It's the first day of school and you can't wait to get to your classroom to see your friends. When you get there, you immediately notice that some things have changed. Maybe you're suddenly taller than most of the kids in your class. Or perhaps everyone else suddenly seems taller than you. What's going on here?

As you grow up, one thing you learn along the way is that not everyone grows at the same rate. Not everyone is the same height at the same time and every person weighs a different amount. Why? That's just the way it is. Each person is unique in his or her own way. Our bodies all tend to grow at different rates.

So don't worry whether you're “normal" or not. If you look around, you'll realize that there's really no such thing as normal. We're all different. How do we all get to be so different? We grow and mature in different ways! Each person's body grows and develops at its own individual pace.

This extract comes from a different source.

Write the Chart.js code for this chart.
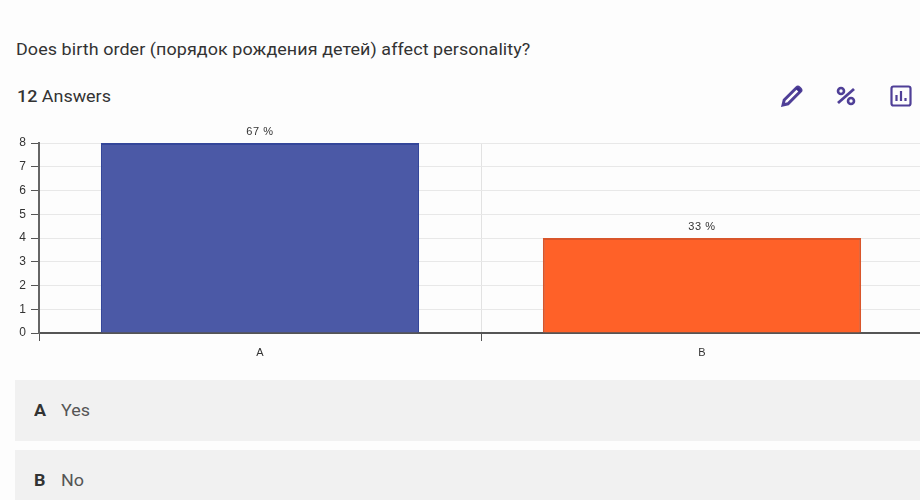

Much of how you look depends upon your parents. When you were born, you received half of your genes from your mom and half from your dad. Those genes play a large role in determining the exact characteristics and traits you'll develop, such as how tall you'll be, what you'll look like, what color your eyes will be, and whether or not you'll have freckles.

When it comes to height, how tall you'll be is one of the thousands of features your genes will play a large role in deciding. For example, if both of your parents are tall, you'll probably be tall, too. If one parent is tall and the other is short, you might fall somewhere in between.

Genes aren't the only factor in your growth and eventual height, however. You also need to eat right, get plenty of sleep, and exercise regularly to grow to your full potential. Eating unhealthy foods, staying up too late, and not exercising can definitely have a negative impact on your growth.

Although there's no “normal" amount of growth, most kids — on average — grow about two inches each year from the age of three until they start puberty. Puberty is a growth stage in which your body goes through many changes and you become more grown up.

One of the features of puberty in most kids is the growth spurt. You may notice you're starting puberty if you grow a lot in a very short time. During puberty, an average boy or girl might grow four inches in a year — twice the usual average!

On average, girls start puberty between the ages of 8 and 13, while boys start between the ages of 9 and 15. That's why many girls might grow taller than boys for a while in the late elementary school years.

Depending upon when you start puberty, you could continue growing for several more years. Girls who start puberty late often continue growing into their late teens. Boys who start puberty late have been known to grow taller into their early 20s!